Je commence par le niveau de l'Union européenne, au cœur des dispositifs, comme en témoignent les initiatives prises et les accords passés en matière de supervision, de hedge funds, de paradis fiscaux, ou encore de produits dérivés.

Bien entendu, la régulation intervient aussi à l'échelle internationale.

Vous avez dit, monsieur Marc, que les résultats du G20 étaient déjà connus. Pour ma part, je ne préjugerai pas les résultats, surtout négatifs : nous avons eu de bonnes surprises.

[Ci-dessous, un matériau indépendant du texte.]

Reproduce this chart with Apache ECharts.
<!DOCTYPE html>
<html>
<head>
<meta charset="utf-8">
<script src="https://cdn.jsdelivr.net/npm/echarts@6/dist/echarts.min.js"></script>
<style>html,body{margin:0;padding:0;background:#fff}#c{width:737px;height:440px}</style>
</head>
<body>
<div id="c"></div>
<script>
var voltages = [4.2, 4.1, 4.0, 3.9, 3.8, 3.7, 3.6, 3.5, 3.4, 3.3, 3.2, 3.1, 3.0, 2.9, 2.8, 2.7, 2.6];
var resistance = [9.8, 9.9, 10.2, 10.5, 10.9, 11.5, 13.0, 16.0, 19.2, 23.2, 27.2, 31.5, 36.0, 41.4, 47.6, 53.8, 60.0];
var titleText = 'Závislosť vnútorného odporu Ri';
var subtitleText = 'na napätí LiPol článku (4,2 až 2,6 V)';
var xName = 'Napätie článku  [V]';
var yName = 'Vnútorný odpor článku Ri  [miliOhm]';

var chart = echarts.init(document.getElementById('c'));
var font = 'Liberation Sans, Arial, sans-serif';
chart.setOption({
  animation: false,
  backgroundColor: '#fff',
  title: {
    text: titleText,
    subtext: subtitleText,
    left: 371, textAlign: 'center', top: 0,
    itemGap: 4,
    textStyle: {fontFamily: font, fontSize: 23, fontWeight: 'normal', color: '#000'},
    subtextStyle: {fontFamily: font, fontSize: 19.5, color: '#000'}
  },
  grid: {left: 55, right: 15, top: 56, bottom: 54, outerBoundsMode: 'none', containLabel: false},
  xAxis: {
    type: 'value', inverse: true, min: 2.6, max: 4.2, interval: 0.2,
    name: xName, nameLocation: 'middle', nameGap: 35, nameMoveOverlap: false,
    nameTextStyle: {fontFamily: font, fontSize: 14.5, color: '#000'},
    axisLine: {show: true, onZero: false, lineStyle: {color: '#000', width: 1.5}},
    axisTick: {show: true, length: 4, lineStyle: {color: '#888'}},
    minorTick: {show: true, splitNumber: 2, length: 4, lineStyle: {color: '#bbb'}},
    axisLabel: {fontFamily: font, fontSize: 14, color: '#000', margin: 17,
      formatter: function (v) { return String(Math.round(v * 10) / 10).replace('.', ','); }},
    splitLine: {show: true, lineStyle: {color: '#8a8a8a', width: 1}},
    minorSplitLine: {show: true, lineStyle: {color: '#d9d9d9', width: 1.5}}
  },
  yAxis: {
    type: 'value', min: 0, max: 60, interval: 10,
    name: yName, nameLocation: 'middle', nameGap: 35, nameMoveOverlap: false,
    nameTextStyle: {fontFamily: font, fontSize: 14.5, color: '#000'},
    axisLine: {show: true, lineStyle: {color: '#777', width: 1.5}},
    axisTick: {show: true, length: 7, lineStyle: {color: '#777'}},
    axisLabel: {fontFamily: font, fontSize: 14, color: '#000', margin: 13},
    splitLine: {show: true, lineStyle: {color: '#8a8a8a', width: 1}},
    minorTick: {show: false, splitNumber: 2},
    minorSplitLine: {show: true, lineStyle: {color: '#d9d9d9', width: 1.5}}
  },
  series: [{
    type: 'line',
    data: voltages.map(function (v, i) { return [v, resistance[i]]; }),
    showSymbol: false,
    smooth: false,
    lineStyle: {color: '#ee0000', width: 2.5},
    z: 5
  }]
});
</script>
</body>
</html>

Personne ne croyait, lorsque le Président Sarkozy a pris, le premier, l'initiative de réunir le G20, non plus simplement au niveau des ministres des finances, mais à celui des chefs d'État et de gouvernement, qu'il serait possible d'adopter des décisions et des mesures en matière de régulation.

Nous avons aujourd'hui bon espoir de convaincre un nombre de partenaires de plus en plus élevé et, comme je le faisais remarquer tout à l'heure, la France, l'Allemagne et la Grande-Bretagne sont unies sur ce point.

Enfin, pour ce qui concerne l'étage national, c'est-à-dire celui de la loi française, vous ont été proposées au fil des mois et encore tout récemment, mesdames, messieurs les sénateurs, des dispositions qui mettent la France au meilleur rang et même à l'avant-garde sur tous les sujets relatifs à la régulation.

M. le président. La parole est à M. François Marc, pour la réplique.

M. François Marc. Pour ma part, j'ai lu, comme chacun de nous, les dépêches annonçant que les ministres des finances du G20, qui se sont encore récemment réunis en Corée du Sud, avaient décidé de « renoncer à une taxe commune » et que les chefs d'État et de gouvernement se contenteraient « sans doute d'entériner le principe du financement par le secteur financier lui-même de ses futures faillites »…

Il s'agit donc bien d'une forme de résignation anticipée,…

M. Guy Fischer. De renoncement !

M. François Marc. … que nous ne pouvons que déplorer face aux réalités que je dénonçais tout à l'heure.

S'agissant ensuite de la position du gouvernement français, vous n'apportez pas, madame la secrétaire d'État, tous les éléments rassurants que nous pouvions espérer.

Ainsi, nous restons sur l'impression que la France était « à la remorque » lorsque l'Allemagne a annoncé qu'elle allait interdire les ventes à découvert à nu, plusieurs de nos ministres ayant alors déclaré qu'une telle mesure était prématurée, inefficace et donc pas nécessairement utile…

Il semble bien que la France tarde, en somme, à agir, ce qui est inquiétant pour l'avenir. Nous souhaitons donc ardemment qu'une action plus vigoureuse soit entreprise, sujet dont nous aurons, à n'en pas douter, d'autres occasions de débattre.